What does Minecraft modding look like?

July 3, 2024

Introduction

Super Factory Manager (SFM) is a Minecraft mod which introduces a programming language for logistical tasks. The mod enables users to move items, fluids, and other resources between inventories with high precision and throughput.

You place cables in the world to connect inventories, followed by a manager block that contains the disk which contains the program.

Caption: A demonstration of the mod moving items between chests
sfm demo.gif

Caption: The in-game code editor

Caption: SFM program

NAME "A simple program"

EVERY 20 TICKS DO
    -- on their own, input statements do nothing
    -- there is no item buffer
    INPUT FROM a

    -- all the magic happens here
    OUTPUT TO b
END

There exists a bug in the mod where the manager suddently 'stops working'.

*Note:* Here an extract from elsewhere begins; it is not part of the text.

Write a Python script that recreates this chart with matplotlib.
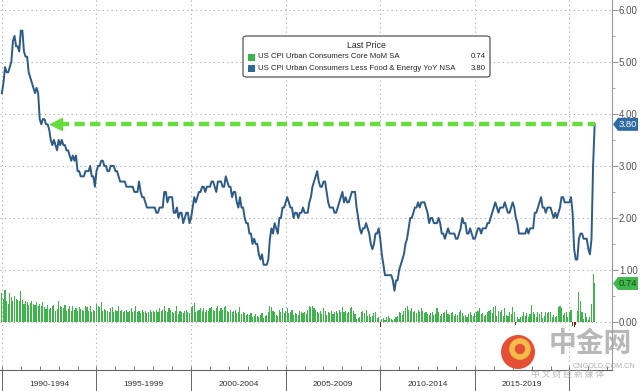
import numpy as np
import matplotlib.pyplot as plt
import matplotlib.transforms as mtransforms
from matplotlib.patches import Polygon, Circle, Rectangle, FancyBboxPatch
from matplotlib.ticker import MultipleLocator, FormatStrFormatter

# Core CPI YoY NSA, monthly from Jan 1990
yoy = [
    4.4, 4.6, 4.9, 4.8, 4.8, 4.9, 5.0, 5.4, 5.5, 5.3, 5.3, 5.2,   # 1990
    5.6, 5.6, 5.2, 5.1, 5.1, 4.8, 4.7, 4.6, 4.5, 4.4, 4.5, 4.4,   # 1991
    3.9, 3.8, 3.9, 3.9, 3.8, 3.8, 3.7, 3.5, 3.4, 3.5, 3.4, 3.3,   # 1992
    3.5, 3.4, 3.5, 3.4, 3.4, 3.3, 3.3, 3.2, 3.1, 3.2, 3.1, 3.2,   # 1993
    2.9, 2.9, 2.8, 2.8, 2.8, 2.9, 2.9, 2.9, 3.0, 2.8, 2.8, 2.6,   # 1994
    2.9, 3.0, 3.0, 3.1, 3.1, 3.0, 3.0, 2.9, 2.9, 3.0, 3.0, 3.0,   # 1995
    2.9, 2.9, 2.8, 2.7, 2.7, 2.7, 2.7, 2.6, 2.6, 2.6, 2.6, 2.6,   # 1996
    2.5, 2.5, 2.5, 2.7, 2.5, 2.4, 2.4, 2.3, 2.2, 2.2, 2.2, 2.2,   # 1997
    2.2, 2.2, 2.1, 2.1, 2.2, 2.2, 2.2, 2.5, 2.5, 2.3, 2.4, 2.4,   # 1998
    2.4, 2.1, 2.1, 2.2, 2.0, 2.1, 2.1, 1.9, 2.0, 2.1, 2.1, 1.9,   # 1999
    2.0, 2.2, 2.4, 2.3, 2.4, 2.5, 2.5, 2.6, 2.6, 2.5, 2.6, 2.6,   # 2000
    2.6, 2.7, 2.7, 2.6, 2.5, 2.7, 2.7, 2.7, 2.6, 2.6, 2.8, 2.7,   # 2001
    2.6, 2.6, 2.4, 2.5, 2.5, 2.3, 2.2, 2.4, 2.2, 2.2, 2.0, 1.9,   # 2002
    1.9, 1.7, 1.7, 1.5, 1.6, 1.5, 1.5, 1.3, 1.2, 1.3, 1.1, 1.1,   # 2003
    1.1, 1.2, 1.6, 1.8, 1.7, 1.9, 1.8, 1.7, 2.0, 2.0, 2.2, 2.2,   # 2004
    2.3, 2.4, 2.3, 2.2, 2.2, 2.0, 2.1, 2.1, 2.0, 2.1, 2.1, 2.2,   # 2005
    2.1, 2.1, 2.1, 2.3, 2.4, 2.6, 2.7, 2.8, 2.9, 2.7, 2.6, 2.6,   # 2006
    2.7, 2.7, 2.5, 2.3, 2.2, 2.2, 2.2, 2.1, 2.1, 2.2, 2.3, 2.4,   # 2007
    2.5, 2.3, 2.4, 2.3, 2.3, 2.4, 2.5, 2.5, 2.5, 2.2, 2.0, 1.8,   # 2008
    1.7, 1.8, 1.8, 1.9, 1.8, 1.7, 1.5, 1.4, 1.5, 1.7, 1.7, 1.8,   # 2009
    1.6, 1.3, 1.1, 0.9, 0.9, 0.9, 0.9, 0.9, 0.8, 0.6, 0.8, 0.8,   # 2010
    1.0, 1.1, 1.2, 1.3, 1.5, 1.6, 1.8, 2.0, 2.0, 2.1, 2.2, 2.2,   # 2011
    2.3, 2.2, 2.3, 2.3, 2.3, 2.2, 2.1, 1.9, 2.0, 2.0, 1.9, 1.9,   # 2012
    1.9, 2.0, 1.9, 1.7, 1.7, 1.6, 1.7, 1.8, 1.7, 1.7, 1.7, 1.7,   # 2013
    1.6, 1.6, 1.7, 1.8, 2.0, 1.9, 1.9, 1.7, 1.7, 1.8, 1.7, 1.6,   # 2014
    1.6, 1.7, 1.8, 1.8, 1.7, 1.8, 1.8, 1.8, 1.9, 1.9, 2.0, 2.1,   # 2015
    2.2, 2.3, 2.2, 2.1, 2.2, 2.2, 2.2, 2.3, 2.2, 2.1, 2.1, 2.2,   # 2016
    2.3, 2.2, 2.0, 1.9, 1.7, 1.7, 1.7, 1.7, 1.7, 1.8, 1.7, 1.8,   # 2017
    1.8, 1.8, 2.1, 2.1, 2.2, 2.3, 2.4, 2.2, 2.2, 2.1, 2.2, 2.2,   # 2018
    2.2, 2.1, 2.0, 2.1, 2.0, 2.1, 2.2, 2.4, 2.4, 2.3, 2.3, 2.3,   # 2019
    2.3, 2.4, 2.1, 1.4, 1.2, 1.2, 1.6, 1.7, 1.7, 1.6, 1.6, 1.6,   # 2020
    1.4, 1.3, 1.6, 3.0, 3.8,                                      # 2021
]

# Core CPI MoM SA, monthly from Jan 1990
mom = [
    .55, .45, .62, .40, .35, .55, .48, .40, .50, .45, .42, .40,
    .60, .42, .35, .40, .38, .32, .36, .40, .35, .32, .38, .30,
    .35, .30, .38, .28, .25, .32, .25, .26, .30, .33, .22, .25,
    .40, .30, .28, .26, .32, .22, .25, .30, .22, .30, .24, .26,
    .22, .28, .25, .24, .22, .30, .28, .22, .30, .20, .24, .22,
    .35, .30, .28, .38, .22, .25, .24, .22, .20, .26, .28, .20,
    .24, .22, .30, .22, .24, .20, .22, .24, .20, .22, .26, .20,
    .22, .30, .20, .22, .18, .24, .20, .22, .18, .20, .24, .20,
    .22, .20, .24, .20, .26, .22, .24, .30, .22, .20, .26, .24,
    .20, .18, .22, .30, .16, .22, .20, .18, .22, .24, .20, .18,
    .28, .30, .36, .20, .22, .24, .26, .22, .26, .20, .24, .22,
    .26, .28, .24, .22, .26, .30, .22, .26, .24, .28, .30, .22,
    .20, .24, .20, .22, .24, .18, .20, .28, .16, .20, .18, .14,
    .16, .14, .18, .10, .12, .16, .12, .10, .14, .18, .08, .12,
    .14, .20, .30, .28, .22, .20, .14, .12, .24, .20, .26, .18,
    .22, .26, .18, .20, .24, .14, .18, .16, .14, .22, .20, .18,
    .20, .16, .24, .30, .28, .30, .26, .24, .20, .18, .22, .16,
    .26, .22, .14, .20, .18, .22, .16, .20, .22, .18, .24, .20,
    .28, .20, .22, .18, .20, .26, .28, .22, .16, .06, .08, .10,
    .20, .22, .18, .24, .12, .16, .10, .12, .18, .20, .08, .10,
    -.10, .06, .08, .04, .10, .12, .08, .06, .04, .06, .10, .12,
    .20, .18, .14, .22, .26, .30, .24, .22, .26, .20, .22, .18,
    .24, .20, .26, .22, .18, .20, .16, .14, .18, .20, .14, .16,
    .26, .20, .12, .16, .18, .20, .24, .16, .14, .18, .20, .12,
    .16, .14, .20, .24, .18, .12, .14, .10, .16, .20, .14, .12,
    .18, .20, .22, .26, .16, .18, .12, .14, .20, .22, .24, .18,
    .28, .30, .12, .22, .20, .24, .12, .26, .14, .12, .20, .16,
    .28, .20, -.06, .10, .06, .10, .12, .20, .12, .18, .10, .16,
    .32, .20, .16, .10, .20, .16, .20, .08, .12, .20, .18, .20,
    .20, .10, .14, .10, .12, .28, .30, .26, .14, .18, .20, .10,
    .20, .24, -.08, -.10, -.06, .22, .58, .40, .20, .06, .18, .10,
    .04, .10, .34, .92, .74,
]

start_year = 1990
period_starts = [1990, 1995, 2000, 2005, 2010, 2015, 2020]
period_labels = ["1990-1994", "1995-1999", "2000-2004", "2005-2009", "2010-2014", "2015-2019", ""]
legend_title = "Last Price"
legend_names = ["US CPI Urban Consumers Core MoM SA",
                "US CPI Urban Consumers Less Food & Energy YoY NSA"]

BLUE = "#2c5b88"
GREEN = "#3db54a"
ARROW_GREEN = "#66dd3c"
NEG = "#7a2a12"

W, H = 640, 391
fig = plt.figure(figsize=(W / 100, H / 100), dpi=100)
ax = fig.add_axes([0, 1 - 370 / H, 612 / W, 370 / H])

t = start_year + np.arange(len(yoy)) / 12
tm = start_year + np.arange(len(mom)) / 12
mom_arr = np.array(mom)

# bars (MoM)
cols = [GREEN if v >= 0 else NEG for v in mom_arr]
ax.bar(tm, mom_arr, width=0.7 / 12, color=cols, linewidth=0, zorder=2)

# line (YoY)
ax.plot(t, yoy, color=BLUE, lw=1.4, zorder=3, solid_joinstyle="round")

ax.set_xlim(1989.9, 2022.25)
ax.set_ylim(-0.923, 6.19)

# grid
for y in range(0, 7):
    ax.axhline(y, color="#a8a8a8", lw=0.8, dashes=(1, 3), zorder=1)
for p in period_starts:
    ax.axvline(p, color="#a8a8a8", lw=0.8, dashes=(1, 3), zorder=1)

# right axis
ax.yaxis.tick_right()
ax.yaxis.set_major_locator(MultipleLocator(1))
ax.yaxis.set_minor_locator(MultipleLocator(0.5))
ax.yaxis.set_major_formatter(FormatStrFormatter("%.2f"))
ax.set_yticks(range(0, 7))
ax.tick_params(axis="y", which="major", direction="out", length=4, width=0.8,
               color="#999999", labelsize=7, labelcolor="#555555", pad=1)
ax.tick_params(axis="y", which="minor", direction="out", length=2, width=0.6, color="#999999")
for lab in ax.get_yticklabels():
    lab.set_family("Liberation Sans")

# bottom axis: yearly ticks pointing up, no labels
ax.set_xticks(np.arange(1990, 2023))
ax.tick_params(axis="x", which="major", direction="in", length=3, width=0.7,
               color="#777777", labelbottom=False)
for s in ["left", "top"]:
    ax.spines[s].set_visible(False)
ax.spines["right"].set_color("#9a9a9a")
ax.spines["bottom"].set_color("#666666")
ax.spines["bottom"].set_linewidth(0.8)

# period labels and separators below the axis
trans = mtransforms.blended_transform_factory(ax.transData, ax.transAxes)
for p, lab in zip(period_starts, period_labels):
    ax.plot([p, p], [0, -0.06], transform=trans, color="#666666", lw=0.7, clip_on=False)
    if lab:
        ax.text(p + 2.5, -0.038, lab, transform=trans, ha="center", va="center",
                fontsize=6, color="#333333", family="Liberation Sans")

# green dashed arrow at last YoY value back to where the series was last that high
last_yoy = yoy[-1]
last_mom = mom[-1]
idx = max(i for i, v in enumerate(yoy[:-1]) if v >= last_yoy)
tip = t[idx] + 0.25
ax.plot([tip + 0.35, t[-1]], [last_yoy, last_yoy], color=ARROW_GREEN, lw=3.2,
        dashes=(2.3, 1.2), zorder=4, solid_capstyle="butt")
ax.plot([tip + 0.2], [last_yoy], marker="<", ms=8, color=ARROW_GREEN, mec=ARROW_GREEN, zorder=4)

# value tags on right axis
fig.canvas.draw()
idt = mtransforms.IdentityTransform()


def tag(val, fc, tc):
    yd = ax.transData.transform((2000, val))[1]
    x0, x1 = 613, 638
    h = 6.5
    poly = Polygon([[x0, yd], [x0 + 5, yd + h], [x1, yd + h], [x1, yd - h], [x0 + 5, yd - h]],
                   closed=True, fc=fc, ec="none", transform=idt)
    fig.add_artist(poly)
    fig.text((x0 + 6) / W, yd / H, "%.2f" % val, ha="left", va="center",
             fontsize=6.8, color=tc, family="Liberation Sans")


tag(last_yoy, "#2e6aa3", "white")
tag(last_mom, "#42b84c", "#104d10")

# legend box
def fx(x):
    return x / W


def fy(y):
    return 1 - y / H


box = FancyBboxPatch((fx(243), fy(77)), fx(490) - fx(243), fy(36) - fy(77),
                     boxstyle="round,pad=0,rounding_size=0.006", transform=fig.transFigure,
                     fc="white", ec="#555555", lw=0.9, zorder=10)
fig.add_artist(box)
fig.text(fx(366), fy(46), legend_title, ha="center", va="center", fontsize=6.2,
         color="#222222", family="Liberation Sans", zorder=11)
vals = [last_mom, last_yoy]
for k, (name, c, v) in enumerate(zip(legend_names, [GREEN, "#2c6a9a"], vals)):
    yy = 57 + k * 11
    fig.add_artist(Rectangle((fx(248), fy(yy + 3.5)), fx(7), 7 / H, transform=fig.transFigure,
                             fc=c, ec="none", zorder=11))
    fig.text(fx(258), fy(yy), name, ha="left", va="center", fontsize=5.6,
             color="#222222", family="Liberation Sans", zorder=11)
    fig.text(fx(486), fy(yy), "%.2f" % v, ha="right", va="center", fontsize=5.6,
             color="#222222", family="Liberation Sans", zorder=11)

# watermark
fig.add_artist(Circle((518, H - 352), 17, fc="#e4452a", ec="none", transform=idt, alpha=0.95))
fig.add_artist(Circle((520, H - 349), 8, fc="none", ec="#f6c24a", lw=4, transform=idt, alpha=0.95))
fig.text(fx(590), fy(344), "中金网", ha="center", va="center", fontsize=20, weight="bold",
         color="#a0a0a0", alpha=0.75, family=["Noto Sans CJK SC", "DejaVu Sans"])
fig.text(fx(604), fy(366), "CNGOLD.COM.CN", ha="center", va="center", fontsize=5.2,
         color="#a0a0a0", alpha=0.85, family="Liberation Sans")
fig.text(fx(568), fy(374), "中 文 财 经 新 媒 体", ha="center", va="center", fontsize=6.3,
         color="#a8a8a8", alpha=0.8, family=["Noto Sans CJK SC", "DejaVu Sans"])

fig.savefig("out.png", dpi=100)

My leading hypothesis is that my caching logic is at fault. Unfortunately, all attempts at reproducing the bug have failed. The only indicators of its existence are the multitudes of people joining my Discord server to ask why their stuff isn't working. Not good.

Learning programming is frustrating enough without having to consider that you're not the one doing something wrong.

Thus, addressing the bug in the is of the highest priority.

The Update to the Mod

Included in the wave of tiny improvements in the latest latest version of the mod (4.16.0), one feature stands above the others: the logging.

Traditionally, Minecraft has a console that displays the logs from the game, which mods can contribute to. Usually when a mod is being uppity, the logs are the best source of information.

Caption: logs from Minecraft when launched using PrismMC. The game has safely exited.

Things get complicated when playing on a server. Non-admin players cannot see the logs of the server. How am I to get debug information from my users without road-blocks like needing admin assistance?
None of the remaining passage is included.